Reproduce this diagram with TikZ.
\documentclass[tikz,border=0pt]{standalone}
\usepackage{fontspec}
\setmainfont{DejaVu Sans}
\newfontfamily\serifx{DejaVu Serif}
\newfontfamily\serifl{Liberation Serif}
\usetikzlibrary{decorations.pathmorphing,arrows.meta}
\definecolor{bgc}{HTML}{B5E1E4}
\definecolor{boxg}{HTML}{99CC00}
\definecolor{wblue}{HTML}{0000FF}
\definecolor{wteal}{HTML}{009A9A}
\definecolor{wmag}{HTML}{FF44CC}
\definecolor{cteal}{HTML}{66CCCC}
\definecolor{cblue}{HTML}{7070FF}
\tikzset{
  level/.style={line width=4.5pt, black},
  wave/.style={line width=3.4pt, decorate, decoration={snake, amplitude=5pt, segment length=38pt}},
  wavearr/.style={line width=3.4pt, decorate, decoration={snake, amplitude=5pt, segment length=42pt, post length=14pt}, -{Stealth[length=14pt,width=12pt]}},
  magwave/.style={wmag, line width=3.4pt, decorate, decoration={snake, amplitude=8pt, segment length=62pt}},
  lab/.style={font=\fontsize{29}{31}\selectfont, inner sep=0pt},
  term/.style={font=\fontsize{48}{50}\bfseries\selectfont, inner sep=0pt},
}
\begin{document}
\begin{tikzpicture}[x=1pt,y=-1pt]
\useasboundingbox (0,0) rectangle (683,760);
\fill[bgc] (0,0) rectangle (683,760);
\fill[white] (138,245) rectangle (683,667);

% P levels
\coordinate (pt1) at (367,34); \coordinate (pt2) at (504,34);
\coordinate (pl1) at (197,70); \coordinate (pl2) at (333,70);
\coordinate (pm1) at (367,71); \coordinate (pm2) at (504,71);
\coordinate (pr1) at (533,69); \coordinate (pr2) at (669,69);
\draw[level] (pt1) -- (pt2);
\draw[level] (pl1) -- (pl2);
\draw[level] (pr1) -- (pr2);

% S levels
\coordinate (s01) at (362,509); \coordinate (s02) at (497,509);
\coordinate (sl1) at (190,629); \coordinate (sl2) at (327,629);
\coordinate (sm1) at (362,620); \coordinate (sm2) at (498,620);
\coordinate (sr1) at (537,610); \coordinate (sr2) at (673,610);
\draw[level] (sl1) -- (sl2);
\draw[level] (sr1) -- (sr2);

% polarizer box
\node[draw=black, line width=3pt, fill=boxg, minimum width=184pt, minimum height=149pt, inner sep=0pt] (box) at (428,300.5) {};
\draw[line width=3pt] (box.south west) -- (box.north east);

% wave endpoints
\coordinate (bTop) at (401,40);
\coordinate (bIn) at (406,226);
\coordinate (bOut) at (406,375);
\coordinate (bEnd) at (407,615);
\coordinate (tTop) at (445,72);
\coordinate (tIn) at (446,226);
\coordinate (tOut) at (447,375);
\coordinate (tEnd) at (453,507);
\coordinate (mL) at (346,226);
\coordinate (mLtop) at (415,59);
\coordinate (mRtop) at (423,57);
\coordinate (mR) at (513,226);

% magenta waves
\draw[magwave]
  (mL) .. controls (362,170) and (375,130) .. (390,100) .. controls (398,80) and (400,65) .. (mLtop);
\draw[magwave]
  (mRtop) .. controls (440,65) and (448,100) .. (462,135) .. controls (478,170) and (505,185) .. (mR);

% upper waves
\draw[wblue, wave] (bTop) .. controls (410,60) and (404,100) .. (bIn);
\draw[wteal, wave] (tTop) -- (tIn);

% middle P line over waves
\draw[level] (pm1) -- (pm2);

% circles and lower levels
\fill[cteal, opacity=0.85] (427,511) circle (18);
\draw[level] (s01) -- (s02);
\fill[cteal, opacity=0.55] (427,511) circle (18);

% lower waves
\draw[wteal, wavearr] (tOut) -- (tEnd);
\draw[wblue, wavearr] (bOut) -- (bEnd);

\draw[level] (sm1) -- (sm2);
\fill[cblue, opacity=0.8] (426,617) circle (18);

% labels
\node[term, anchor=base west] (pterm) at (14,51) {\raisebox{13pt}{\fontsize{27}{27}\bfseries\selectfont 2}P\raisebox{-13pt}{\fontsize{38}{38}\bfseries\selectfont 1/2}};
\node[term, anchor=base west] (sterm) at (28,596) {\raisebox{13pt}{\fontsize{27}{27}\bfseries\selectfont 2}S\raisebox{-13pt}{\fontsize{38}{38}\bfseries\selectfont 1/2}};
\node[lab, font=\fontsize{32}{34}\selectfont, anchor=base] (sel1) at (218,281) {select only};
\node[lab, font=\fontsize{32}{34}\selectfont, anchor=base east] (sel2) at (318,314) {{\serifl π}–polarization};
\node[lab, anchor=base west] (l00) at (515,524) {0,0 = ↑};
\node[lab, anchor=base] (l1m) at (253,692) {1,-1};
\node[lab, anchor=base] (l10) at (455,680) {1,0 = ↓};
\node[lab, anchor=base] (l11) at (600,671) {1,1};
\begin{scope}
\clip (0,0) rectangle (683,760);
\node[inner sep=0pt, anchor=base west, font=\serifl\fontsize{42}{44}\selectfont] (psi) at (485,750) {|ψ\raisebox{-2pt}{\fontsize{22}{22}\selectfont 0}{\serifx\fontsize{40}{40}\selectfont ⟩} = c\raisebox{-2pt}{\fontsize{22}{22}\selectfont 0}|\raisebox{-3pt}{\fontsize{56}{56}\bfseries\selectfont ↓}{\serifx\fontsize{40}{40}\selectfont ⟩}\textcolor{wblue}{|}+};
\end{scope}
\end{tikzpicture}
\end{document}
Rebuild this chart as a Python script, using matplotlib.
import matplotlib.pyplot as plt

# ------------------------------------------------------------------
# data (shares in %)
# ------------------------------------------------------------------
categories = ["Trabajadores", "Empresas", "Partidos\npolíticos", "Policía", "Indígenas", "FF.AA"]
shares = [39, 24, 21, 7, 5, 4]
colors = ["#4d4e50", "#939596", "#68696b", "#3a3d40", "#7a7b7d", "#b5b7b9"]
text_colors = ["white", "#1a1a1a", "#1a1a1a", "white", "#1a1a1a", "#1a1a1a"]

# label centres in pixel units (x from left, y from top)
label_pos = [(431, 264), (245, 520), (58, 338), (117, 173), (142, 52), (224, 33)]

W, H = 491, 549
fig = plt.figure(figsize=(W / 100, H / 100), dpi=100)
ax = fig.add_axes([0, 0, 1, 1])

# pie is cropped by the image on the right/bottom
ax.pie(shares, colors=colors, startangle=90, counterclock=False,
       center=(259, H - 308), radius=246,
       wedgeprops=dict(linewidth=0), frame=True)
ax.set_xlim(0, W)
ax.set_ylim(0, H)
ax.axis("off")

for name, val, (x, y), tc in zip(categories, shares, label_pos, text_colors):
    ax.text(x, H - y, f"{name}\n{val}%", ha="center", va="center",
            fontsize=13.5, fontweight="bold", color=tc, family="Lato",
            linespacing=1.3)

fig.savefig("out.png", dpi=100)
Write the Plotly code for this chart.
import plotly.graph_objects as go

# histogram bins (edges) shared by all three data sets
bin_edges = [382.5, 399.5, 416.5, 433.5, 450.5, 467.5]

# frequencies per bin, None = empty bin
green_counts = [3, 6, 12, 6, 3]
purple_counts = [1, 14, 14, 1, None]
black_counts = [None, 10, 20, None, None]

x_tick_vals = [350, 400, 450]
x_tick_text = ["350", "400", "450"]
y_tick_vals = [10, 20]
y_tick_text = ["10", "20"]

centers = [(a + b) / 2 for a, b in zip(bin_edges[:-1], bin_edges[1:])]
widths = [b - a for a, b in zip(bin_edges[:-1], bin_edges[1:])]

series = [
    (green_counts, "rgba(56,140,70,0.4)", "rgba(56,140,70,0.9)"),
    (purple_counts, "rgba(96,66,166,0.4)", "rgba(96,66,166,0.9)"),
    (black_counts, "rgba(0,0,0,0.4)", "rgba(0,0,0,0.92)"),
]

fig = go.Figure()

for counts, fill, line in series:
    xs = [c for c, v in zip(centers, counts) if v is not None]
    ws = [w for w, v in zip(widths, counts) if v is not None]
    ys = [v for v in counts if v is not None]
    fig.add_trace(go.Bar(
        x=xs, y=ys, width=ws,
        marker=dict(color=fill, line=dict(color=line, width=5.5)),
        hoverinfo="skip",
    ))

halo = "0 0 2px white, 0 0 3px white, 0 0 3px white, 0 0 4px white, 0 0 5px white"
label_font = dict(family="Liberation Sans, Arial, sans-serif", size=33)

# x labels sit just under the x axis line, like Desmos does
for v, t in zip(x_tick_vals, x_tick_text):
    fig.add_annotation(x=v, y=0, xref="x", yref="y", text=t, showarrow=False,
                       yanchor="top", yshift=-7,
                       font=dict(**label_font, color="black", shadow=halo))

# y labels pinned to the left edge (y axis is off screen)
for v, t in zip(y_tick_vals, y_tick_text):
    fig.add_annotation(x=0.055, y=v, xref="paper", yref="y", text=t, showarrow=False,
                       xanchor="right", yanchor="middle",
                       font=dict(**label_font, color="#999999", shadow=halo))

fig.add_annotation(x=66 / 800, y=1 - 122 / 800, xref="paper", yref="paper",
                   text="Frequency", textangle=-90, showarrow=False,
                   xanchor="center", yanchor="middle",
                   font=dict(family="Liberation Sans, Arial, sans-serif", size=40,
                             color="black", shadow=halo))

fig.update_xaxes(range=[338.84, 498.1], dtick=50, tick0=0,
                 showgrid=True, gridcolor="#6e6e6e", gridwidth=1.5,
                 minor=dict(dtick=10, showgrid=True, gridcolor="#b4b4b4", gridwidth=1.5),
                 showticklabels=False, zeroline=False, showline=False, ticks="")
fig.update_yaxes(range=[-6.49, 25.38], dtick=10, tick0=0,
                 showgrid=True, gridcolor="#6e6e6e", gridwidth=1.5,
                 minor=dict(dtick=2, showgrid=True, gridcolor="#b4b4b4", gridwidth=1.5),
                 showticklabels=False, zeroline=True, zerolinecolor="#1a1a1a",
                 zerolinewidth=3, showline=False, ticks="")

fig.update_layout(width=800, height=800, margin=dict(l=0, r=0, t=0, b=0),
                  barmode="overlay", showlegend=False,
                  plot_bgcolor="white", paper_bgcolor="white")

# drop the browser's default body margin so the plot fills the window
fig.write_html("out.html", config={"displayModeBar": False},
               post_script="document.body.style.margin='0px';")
---------------
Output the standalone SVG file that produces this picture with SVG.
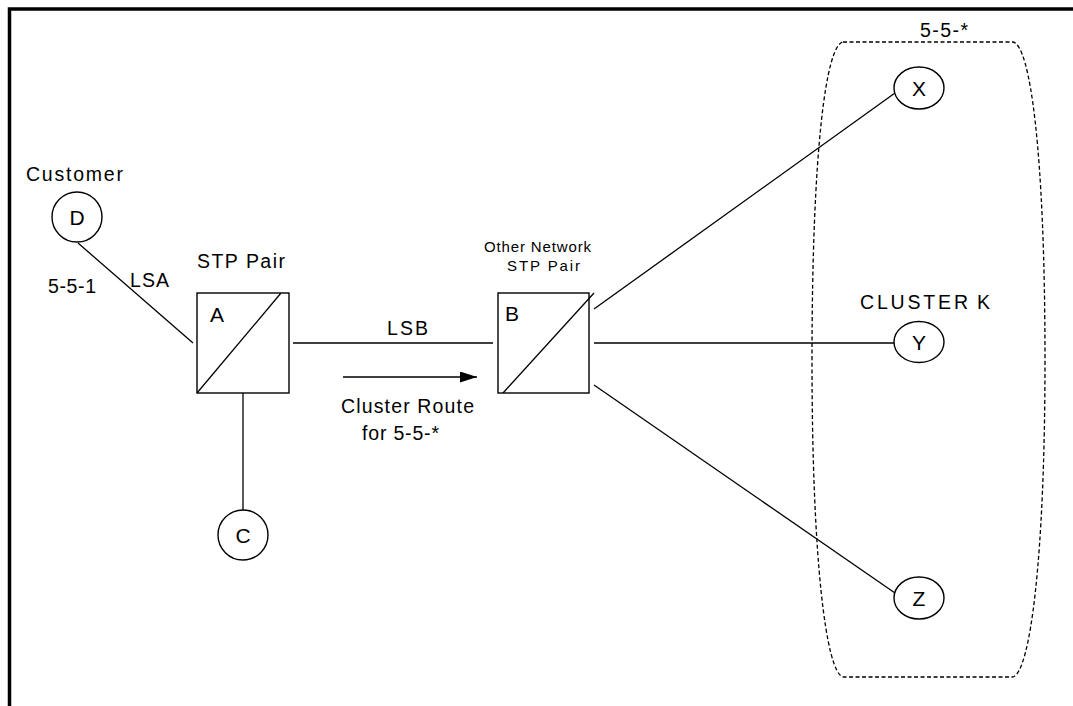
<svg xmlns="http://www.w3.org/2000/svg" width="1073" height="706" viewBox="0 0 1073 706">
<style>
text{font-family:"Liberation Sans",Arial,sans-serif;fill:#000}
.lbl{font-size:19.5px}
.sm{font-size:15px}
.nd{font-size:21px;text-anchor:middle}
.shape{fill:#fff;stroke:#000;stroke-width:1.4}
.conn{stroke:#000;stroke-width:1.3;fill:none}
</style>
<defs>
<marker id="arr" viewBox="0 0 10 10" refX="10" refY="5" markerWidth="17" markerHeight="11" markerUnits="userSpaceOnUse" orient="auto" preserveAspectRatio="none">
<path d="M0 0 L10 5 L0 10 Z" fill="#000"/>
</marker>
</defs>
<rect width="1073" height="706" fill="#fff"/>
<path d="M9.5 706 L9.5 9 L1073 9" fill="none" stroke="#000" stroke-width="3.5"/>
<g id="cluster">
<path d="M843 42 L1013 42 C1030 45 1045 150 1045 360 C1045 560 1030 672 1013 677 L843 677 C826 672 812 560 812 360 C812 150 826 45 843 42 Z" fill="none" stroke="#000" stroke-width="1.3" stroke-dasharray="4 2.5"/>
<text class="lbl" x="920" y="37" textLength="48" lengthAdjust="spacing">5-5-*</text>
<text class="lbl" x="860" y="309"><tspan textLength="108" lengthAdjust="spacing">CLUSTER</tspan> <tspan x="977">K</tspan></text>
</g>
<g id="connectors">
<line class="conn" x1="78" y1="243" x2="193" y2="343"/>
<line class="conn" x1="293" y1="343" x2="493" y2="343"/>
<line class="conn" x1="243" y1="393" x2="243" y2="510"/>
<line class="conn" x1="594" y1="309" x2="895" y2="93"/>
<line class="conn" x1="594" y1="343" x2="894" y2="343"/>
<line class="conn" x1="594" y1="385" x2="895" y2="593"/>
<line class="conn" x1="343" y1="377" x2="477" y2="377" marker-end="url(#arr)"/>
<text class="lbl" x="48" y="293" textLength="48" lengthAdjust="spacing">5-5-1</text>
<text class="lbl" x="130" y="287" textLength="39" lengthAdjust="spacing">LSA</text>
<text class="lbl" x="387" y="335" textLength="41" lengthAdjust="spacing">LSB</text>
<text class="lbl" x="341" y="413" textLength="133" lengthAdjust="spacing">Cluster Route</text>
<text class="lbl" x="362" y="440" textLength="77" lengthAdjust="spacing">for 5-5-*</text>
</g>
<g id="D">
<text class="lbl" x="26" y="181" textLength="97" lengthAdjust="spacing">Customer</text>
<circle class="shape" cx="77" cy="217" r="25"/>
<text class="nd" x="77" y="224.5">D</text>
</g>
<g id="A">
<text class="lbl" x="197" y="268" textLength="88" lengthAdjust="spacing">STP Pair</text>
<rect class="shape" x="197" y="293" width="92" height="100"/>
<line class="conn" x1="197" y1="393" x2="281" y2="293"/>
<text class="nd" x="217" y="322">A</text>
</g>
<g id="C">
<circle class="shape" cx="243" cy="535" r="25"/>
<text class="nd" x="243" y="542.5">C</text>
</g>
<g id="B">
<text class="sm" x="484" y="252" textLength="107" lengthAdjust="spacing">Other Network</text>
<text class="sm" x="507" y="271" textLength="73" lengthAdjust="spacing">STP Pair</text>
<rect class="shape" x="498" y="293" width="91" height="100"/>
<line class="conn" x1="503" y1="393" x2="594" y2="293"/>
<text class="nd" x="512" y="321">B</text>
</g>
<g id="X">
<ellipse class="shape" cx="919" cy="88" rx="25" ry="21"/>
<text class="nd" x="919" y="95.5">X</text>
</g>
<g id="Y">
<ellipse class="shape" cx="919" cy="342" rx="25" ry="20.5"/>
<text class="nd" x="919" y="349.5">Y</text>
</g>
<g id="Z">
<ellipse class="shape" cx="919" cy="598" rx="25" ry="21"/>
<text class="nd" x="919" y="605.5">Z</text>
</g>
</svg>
---------------
GOAL
Nothing but the lines from the line that contains "Reproduce this diagram with TikZ." through the line that contains "(pr1) -- (pr2);" should be given again, each exactly as it stands, both ends included.

EXERCISE OUTPUT
Reproduce this diagram with TikZ.
\documentclass[tikz,border=0pt]{standalone}
\usepackage{fontspec}
\setmainfont{DejaVu Sans}
\newfontfamily\serifx{DejaVu Serif}
\newfontfamily\serifl{Liberation Serif}
\usetikzlibrary{decorations.pathmorphing,arrows.meta}
\definecolor{bgc}{HTML}{B5E1E4}
\definecolor{boxg}{HTML}{99CC00}
\definecolor{wblue}{HTML}{0000FF}
\definecolor{wteal}{HTML}{009A9A}
\definecolor{wmag}{HTML}{FF44CC}
\definecolor{cteal}{HTML}{66CCCC}
\definecolor{cblue}{HTML}{7070FF}
\tikzset{
  level/.style={line width=4.5pt, black},
  wave/.style={line width=3.4pt, decorate, decoration={snake, amplitude=5pt, segment length=38pt}},
  wavearr/.style={line width=3.4pt, decorate, decoration={snake, amplitude=5pt, segment length=42pt, post length=14pt}, -{Stealth[length=14pt,width=12pt]}},
  magwave/.style={wmag, line width=3.4pt, decorate, decoration={snake, amplitude=8pt, segment length=62pt}},
  lab/.style={font=\fontsize{29}{31}\selectfont, inner sep=0pt},
  term/.style={font=\fontsize{48}{50}\bfseries\selectfont, inner sep=0pt},
}
\begin{document}
\begin{tikzpicture}[x=1pt,y=-1pt]
\useasboundingbox (0,0) rectangle (683,760);
\fill[bgc] (0,0) rectangle (683,760);
\fill[white] (138,245) rectangle (683,667);

% P levels
\coordinate (pt1) at (367,34); \coordinate (pt2) at (504,34);
\coordinate (pl1) at (197,70); \coordinate (pl2) at (333,70);
\coordinate (pm1) at (367,71); \coordinate (pm2) at (504,71);
\coordinate (pr1) at (533,69); \coordinate (pr2) at (669,69);
\draw[level] (pt1) -- (pt2);
\draw[level] (pl1) -- (pl2);
\draw[level] (pr1) -- (pr2);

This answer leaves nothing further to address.